Scientists have reported the discovery of “the first protein from an extraterrestrial source,” making the only time that this important component of life has ever been found in a meteorite.
Tiny traces of a novel protein called “hemolithin” were detected inside the meteorite Acfer 086, according to a study recently published on the preprint archive arXiv and spotted by Futurism. The find could have big implications for understanding the origins of life on Earth or elsewhere in the universe, though it must be corroborated by other researchers first.
“At this point, we need other scientists to employ our careful methods to repeat our results,” said study co-author Julie McGeoch, a molecular biologist at Harvard University, in an email. McGeoch’s team has submitted the study to the Proceedings of the National Academy of Sciences, but it has not yet been peer-reviewed.
Though other teams will need to confirm the results, it’s worth noting that the new detection of a “meteoritic protein,” as it is described in the study, is the culmination of more than a decade of research.
In 2007, McGeoch and her frequent collaborator Malcolm McGeoch, who is CEO of a company called PLEX that supplies the semiconductor industry, were studying interactions between water and proteins. The experiments got McGeoch thinking about possible water-protein reactions that might have occurred inside the interstellar clouds that eventually coalesced into our solar system.
These early chemical reactions and presolar ingredients are essential clues about how Earth came to host life, and how common habitable conditions might be in other star systems. Meteorites, which are space rocks that land on Earth, are godsends for scientists studying these problems because they are time capsules that often date back to the infant solar system.
Meteorites have been known to contain amino acids, organic compounds that make up proteins, for decades. But to figure out whether meteorites can contain full proteins, as opposed to just amino acids, McGeoch’s team needed to isolate potential proteins from samples, analyze their chemical makeup, and characterize their molecular structure.

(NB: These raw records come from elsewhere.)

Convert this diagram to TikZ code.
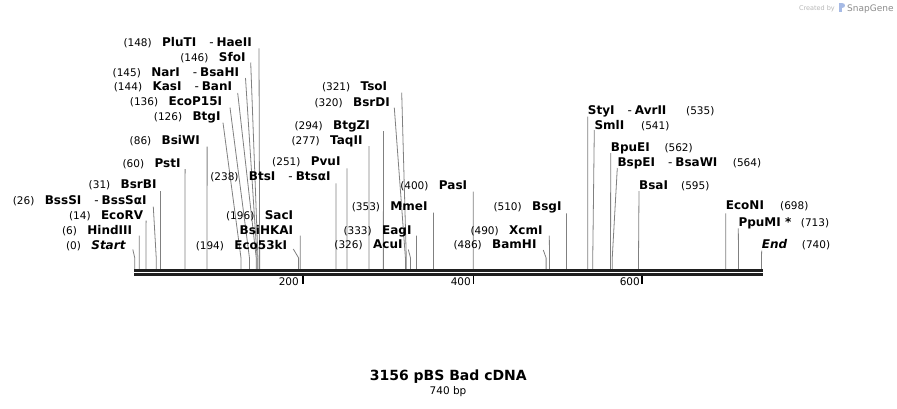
\documentclass[tikz,border=0pt]{standalone}
\usepackage{fontspec}
\setmainfont{DejaVu Sans}
\usetikzlibrary{calc}
\tikzset{
  nm/.style={inner sep=0pt, font=\fontsize{12}{14}\selectfont\bfseries},
  num/.style={inner sep=0pt, font=\fontsize{10.5}{12}\selectfont},
  cutline/.style={draw=black!50, line width=0.8pt},
  bb/.style={fill=black!88},
  tickmark/.style={draw=black, line width=1.6pt}
}
\newcommand\dsh{\hspace{13pt}{\mdseries -}\hspace{3pt}}
% left-type label: id, number, name, right x, baseline, line top x, line top y, site
\newcommand\cutL[8]{%
  \node[nm, anchor=base east] (#1) at (#4,#5) {#3};
  \node[num, anchor=base east] (#1n) at ([xshift=-10pt]#1.base west) {(#2)};
  \coordinate (#1t) at (#6,#7);
  \coordinate (#1s) at ({134.2+0.8476*#8},269);
  \draw[cutline] (#1t) -- ({134.2+0.8476*#8},258) -- (#1s);
}
% right-type label: id, number, name, left x, baseline, number x, line top y, site
\newcommand\cutR[8]{%
  \node[nm, anchor=base west] (#1) at (#4,#5) {#3};
  \node[num, anchor=base west] (#1n) at (#6,#5) {(#2)};
  \coordinate (#1t) at (#4,#7);
  \coordinate (#1s) at ({134.2+0.8476*#8},269);
  \draw[cutline] (#1t) -- ({134.2+0.8476*#8},258) -- (#1s);
}
\begin{document}
\begin{tikzpicture}[x=1pt,y=-1pt]
\useasboundingbox (0,0) rectangle (897,408);
\fill[white] (0,0) rectangle (897,408);

% watermark
\node[inner sep=0pt, font=\fontsize{6.5}{7}\selectfont, text=black!28, anchor=base east] (created) at (835,10) {Created by};
\fill[cyan!45!blue!35] (839,3) rectangle (842,12);
\fill[cyan!45!blue!35] (842,3) .. controls (846,3) and (846,8) .. (842,8) -- cycle;
\node[inner sep=0pt, font=\fontsize{9}{10}\selectfont, text=black!45, anchor=base west] (snapgene) at (847,11) {SnapGene};

% lines first (drawn by macros together with labels)
\cutL{pluti}{148}{PluTI\dsh HaeII}{252}{46.7}{259}{48.3}{148}
\cutL{sfoi}{146}{SfoI}{245.7}{61.7}{250.7}{62.5}{146}
\cutL{nari}{145}{NarI\dsh BsaHI}{239.3}{76.3}{245.5}{78}{145}
\cutL{kasi}{144}{KasI\dsh BanI}{232.3}{90.7}{237.7}{93}{144}
\cutL{ecop}{136}{EcoP15I}{222.3}{105}{230}{107.5}{136}
\cutL{btgi}{126}{BtgI}{220.7}{120}{223}{122.7}{126}
\cutL{bsiwi}{86}{BsiWI}{200}{144}{207.1}{146.7}{86}
\cutL{psti}{60}{PstI}{180.7}{167.3}{185.1}{169}{60}
\cutL{bsrbi}{31}{BsrBI}{156.7}{188.3}{160.5}{191}{31}
\cutL{bsssi}{26}{BssSI\dsh BssSαI}{146.7}{204}{153.3}{206.7}{26}
\cutL{ecorv}{14}{EcoRV}{143.3}{219.7}{146.1}{220.7}{14}
\cutL{hind}{6}{HindIII}{132.3}{234}{139.3}{235.7}{6}
\cutL{start}{0}{\itshape Start}{125.7}{249}{132.8}{249.5}{0.7}
\cutL{btsi}{238}{BtsI\dsh BtsαI}{330.7}{180.7}{335.9}{183.3}{238}
\cutL{pvui}{251}{PvuI}{340.7}{165.7}{346.9}{168.3}{251}
\cutL{taqii}{277}{TaqII}{362.7}{144.3}{369}{146}{277}
\cutL{btgzi}{294}{BtgZI}{370}{129}{383.4}{131}{294}
\cutL{bsrdi}{320}{BsrDI}{390}{106.3}{394.3}{107.7}{320}
\cutL{tsoi}{321}{TsoI}{387.3}{90.7}{401.7}{92.7}{321}
\cutL{eco53}{194}{Eco53kI}{287.3}{249}{293.3}{249}{194}
\cutL{pasi}{400}{PasI}{467.3}{189.7}{473.2}{191.7}{400}
\cutL{mmei}{353}{MmeI}{427.7}{210.7}{433.4}{212.7}{353}
\cutL{eagi}{333}{EagI}{411.7}{234}{416.5}{235.7}{333}
\cutL{acui}{326}{AcuI}{402.7}{248.3}{408.3}{249.5}{326}
\cutL{bsgi}{510}{BsgI}{561.7}{210.7}{566.5}{213.3}{510}
\cutL{xcmi}{490}{XcmI}{542.7}{234}{549.3}{235.7}{490}
\cutL{bamhi}{486}{BamHI}{536.7}{248.3}{543.3}{250}{486}

% SacI / BsiHKAI share one site
\node[nm, anchor=base east] (saci) at (293.3,219.7) {SacI};
\node[num, anchor=base east] (sacin) at ([xshift=-10pt]saci.base west) {(196)};
\node[nm, anchor=base east] (bsihkai) at (293.3,234) {BsiHKAI};
\coordinate (bsihkait) at (300.3,235.7);
\coordinate (bsihkais) at ({134.2+0.8476*196},269);
\draw[cutline] (bsihkait) -- (bsihkais);

\cutR{styi}{535}{StyI\dsh AvrII}{587.7}{114}{686}{116.7}{535}
\cutR{smli}{541}{SmlI}{594.3}{129}{641}{130}{541}
\cutR{bpuei}{562}{BpuEI}{610.7}{151.3}{664.3}{153}{562}
\cutR{bspei}{564}{BspEI\dsh BsaWI}{617.3}{166.3}{732.7}{168}{564}
\cutR{bsai}{595}{BsaI}{639}{189.7}{681}{191}{595}
\cutR{econi}{698}{EcoNI}{725.7}{209.7}{780}{213.3}{698}
\cutR{ppumi}{713}{PpuMI *}{738.3}{226.3}{800.7}{228.3}{713}
\cutR{endl}{740}{\itshape End}{761.7}{248}{801.7}{250.7}{740}

% backbone
\fill[bb] (134,269) rectangle (762.7,271.8);
\fill[bb] (134,272.8) rectangle (762.7,275.8);

% ruler ticks
\coordinate (k200t) at (302.7,276); \coordinate (k200b) at (302.7,283.5);
\coordinate (k400t) at (473.3,276); \coordinate (k400b) at (473.3,283.5);
\coordinate (k600t) at (641.7,276); \coordinate (k600b) at (641.7,283.5);
\draw[tickmark] (k200t) -- (k200b);
\draw[tickmark] (k400t) -- (k400b);
\draw[tickmark] (k600t) -- (k600b);
\node[num, anchor=base east] (t200) at (299,285.5) {200};
\node[num, anchor=base east] (t400) at (471,285.5) {400};
\node[num, anchor=base east] (t600) at (640,285.5) {600};

% title
\node[inner sep=0pt, font=\fontsize{14}{16}\selectfont\bfseries] (title) at (448.3,377) {3156 pBS Bad cDNA};
\node[inner sep=0pt, font=\fontsize{10.5}{12}\selectfont] (size) at (448,391.5) {740 bp};
\end{tikzpicture}
\end{document}
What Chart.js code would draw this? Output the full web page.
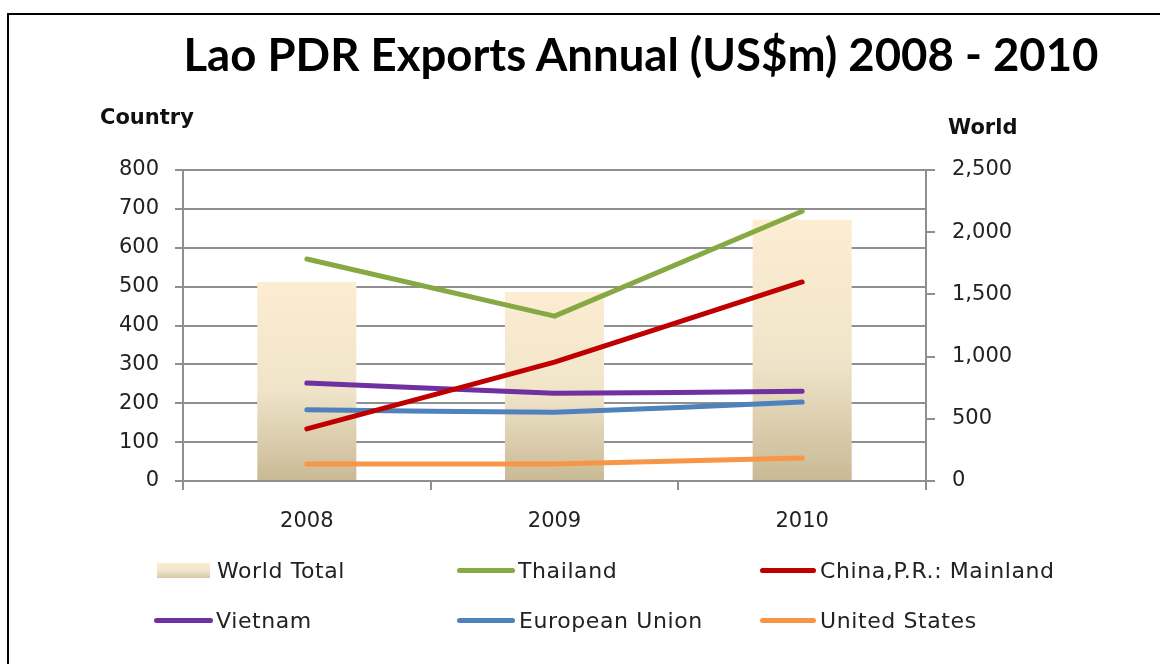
<!DOCTYPE html>
<html>
<head>
<meta charset="utf-8">
<title>Lao PDR Exports Annual (US$m) 2008 - 2010</title>
<script src="https://cdn.jsdelivr.net/npm/chart.js@4.4.1/dist/chart.umd.min.js"></script>
<style>
  body { margin: 0; background: #fff; }
  #wrap { position: relative; width: 1160px; height: 664px; overflow: hidden; background: #fff; }
  #frame { position: absolute; left: 7px; top: 13px; width: 1200px; height: 700px; border-top: 2px solid #000; border-left: 2px solid #000; }
  #myChart { position: absolute; left: 0; top: 0; }
  .txt { position: absolute; white-space: nowrap; font-family: "DejaVu Sans", sans-serif; color: #222; line-height: 1; }
  #title { left: 141px; width: 1000px; top: 31px; text-align: center; font-family: Lato, sans-serif; font-weight: bold; font-size: 45.5px; color: #000; }
  .axt { font-weight: bold; font-size: 21px; color: #111; }
  .leg { font-size: 22px; letter-spacing: 0.6px; color: #222; }
  .sw { position: absolute; height: 5px; border-radius: 3px; }
</style>
</head>
<body>
<div id="wrap">
  <div id="frame"></div>
  <canvas id="myChart" width="1160" height="664"></canvas>
  <div id="title" class="txt">Lao PDR Exports Annual (US$m) 2008 - 2010</div>
  <div class="txt axt" style="left:100px; top:107px;">Country</div>
  <div class="txt axt" style="left:948px; top:117px;">World</div>
  <div id="legend"></div>
</div>
<script>
// datos del grafico
const categories = ['2008', '2009', '2010'];
const worldTotal = [1600, 1520, 2100];
const thailand = [571, 424, 694];
const china = [134, 306, 512];
const vietnam = [252, 226, 231];
const europeanUnion = [183, 177, 203];
const unitedStates = [44, 44, 59];
const countryTicks = [0, 100, 200, 300, 400, 500, 600, 700, 800];
const worldTicks = [0, 500, 1000, 1500, 2000, 2500];

const gridColor = '#8f8f8f';
const tickFont = { family: 'DejaVu Sans', size: 21 };

/* degradado de cada barra: claro arriba, marron abajo */
function barGradient(context) {
  const chart = context.chart;
  const scale = chart.scales.yWorld;
  const area = chart.chartArea;
  if (!scale || !area || context.type !== 'data') return '#f3e8cf';
  const top = scale.getPixelForValue(context.raw);
  const bottom = scale.getPixelForValue(0);
  if (!isFinite(top) || bottom - top < 1) return '#f3e8cf';
  const g = chart.ctx.createLinearGradient(0, top, 0, bottom);
  g.addColorStop(0, '#fdedd2');
  g.addColorStop(0.55, '#efe4c9');
  g.addColorStop(1, '#c9b995');
  return g;
}

const lineSeries = [
  { label: 'Thailand', data: thailand, color: '#86a944', tension: 0 },
  { label: 'China,P.R.: Mainland', data: china, color: '#c00000', tension: 0.05 },
  { label: 'Vietnam', data: vietnam, color: '#7030a0', tension: 0.12 },
  { label: 'European Union', data: europeanUnion, color: '#4f81bd', tension: 0.12 },
  { label: 'United States', data: unitedStates, color: '#f79646', tension: 0.12 }
];

const datasets = [{
  type: 'bar',
  label: 'World Total',
  data: worldTotal,
  yAxisID: 'yWorld',
  backgroundColor: barGradient,
  borderWidth: 0,
  barPercentage: 0.8,
  categoryPercentage: 0.5,
  order: 10
}];

lineSeries.forEach(function (s, i) {
  datasets.push({
    type: 'line',
    label: s.label,
    data: s.data,
    yAxisID: 'yCountry',
    borderColor: s.color,
    backgroundColor: s.color,
    borderWidth: 5,
    borderCapStyle: 'round',
    borderJoinStyle: 'round',
    tension: s.tension,
    pointRadius: 0,
    pointHoverRadius: 0,
    fill: false,
    order: i + 1
  });
});

const ctx = document.getElementById('myChart');

new Chart(ctx, {
  data: {
    labels: categories,
    datasets: datasets
  },
  options: {
    responsive: false,
    animation: false,
    layout: {
      padding: { left: 0, right: 0, top: 170, bottom: 123 }
    },
    plugins: {
      legend: { display: false },
      title: { display: false },
      tooltip: { enabled: false }
    },
    scales: {
      x: {
        type: 'category',
        offset: true,
        grid: { offset: true, drawOnChartArea: false, drawTicks: true, tickLength: 9, color: gridColor, lineWidth: 2 },
        border: { color: gridColor, width: 2 },
        ticks: { font: tickFont, color: '#222', padding: 19, maxRotation: 0 },
        afterFit: function (scale) { scale.height = 60; }
      },
      yCountry: {
        type: 'linear',
        position: 'left',
        min: 0,
        max: 800,
        afterBuildTicks: function (scale) {
          scale.ticks = countryTicks.map(function (v) { return { value: v }; });
        },
        grid: { color: gridColor, lineWidth: 2, tickLength: 8 },
        border: { color: gridColor, width: 2 },
        ticks: { font: tickFont, color: '#222', padding: 16 },
        afterFit: function (scale) { scale.width = 183; }
      },
      yWorld: {
        type: 'linear',
        position: 'right',
        min: 0,
        max: 2500,
        afterBuildTicks: function (scale) {
          scale.ticks = worldTicks.map(function (v) { return { value: v }; });
        },
        grid: { drawOnChartArea: false, color: gridColor, lineWidth: 2, tickLength: 9 },
        border: { color: gridColor, width: 2 },
        ticks: {
          font: tickFont,
          color: '#222',
          padding: 17,
          callback: function (v) { return Number(v).toLocaleString('en-US'); }
        },
        afterFit: function (scale) { scale.width = 234; }
      }
    }
  }
});

// leyenda en html (dos filas, tres columnas como en el original)
const legendItems = [
  { label: 'World Total', bar: true, sx: 157, sw: 53, tx: 217, y: 571 },
  { label: 'Thailand', color: '#86a944', sx: 457, sw: 58, tx: 518, y: 571 },
  { label: 'China,P.R.: Mainland', color: '#c00000', sx: 760, sw: 56, tx: 820, y: 571 },
  { label: 'Vietnam', color: '#7030a0', sx: 154, sw: 59, tx: 216, y: 621 },
  { label: 'European Union', color: '#4f81bd', sx: 457, sw: 58, tx: 519, y: 621 },
  { label: 'United States', color: '#f79646', sx: 760, sw: 56, tx: 820, y: 621 }
];

var legend = document.getElementById('legend');
legendItems.forEach(function (item) {
  var sw = document.createElement('div');
  sw.className = 'sw';
  sw.style.left = item.sx + 'px';
  sw.style.width = item.sw + 'px';
  if (item.bar) {
    sw.style.top = (item.y - 8) + 'px';
    sw.style.height = '15px';
    sw.style.borderRadius = '0';
    sw.style.background = 'linear-gradient(#fdedd2, #efe4c9 55%, #d6c8a6)';
  } else {
    sw.style.top = (item.y - 3) + 'px';
    sw.style.background = item.color;
  }
  legend.appendChild(sw);

  var t = document.createElement('div');
  t.className = 'txt leg';
  t.style.left = item.tx + 'px';
  t.style.top = (item.y - 10.6) + 'px';
  t.textContent = item.label;
  legend.appendChild(t);
});
</script>
</body>
</html>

This required access to “the very best mass spectrometry,” McGeoch said, which was provided by the company Bruker. With that data, the team was able to characterize a protein they call hemolithin in the Acfer 086 meteorite, which was found in Algeria in 1990.
To make sure that the protein wasn’t simply contamination from an earthly source, the researchers calculated its deuterium/hydrogen (D/H) ratio, which is a value that contextualizes the origins of materials. The results revealed “very high extraterrestrial D/H ratios,” according to the study, suggesting that the protein was formed in the proto-solar disc or perhaps even earlier, in interstellar molecular clouds that existed long before the Sun’s birth.
Given that some meteorites contain stardust grains that are older than our solar system, it is not outlandish to imagine that they could also preserve proteins that date back billions of years. Hemolithin is a particularly intriguing example because it might be able to split water into its constituent oxygen and hydrogen parts, which is a process that played a major role in the development of life on Earth.
Hemolithin’s water-splitting behavior “is only speculation at this point,” McGeoch noted. “If true, this could be a chemical energy source, which is the most important ingredient for a biochemical process leading on to life.”
To that end, McGeoch and her colleagues plan to continue testing hemolithin’s properties, while also trying to pin down the protein’s exact crystal structure. Those lines of research, combined with any confirmed detections of meteoritic proteins by other teams, will shed light on the extraordinary conditions that led to life on Earth.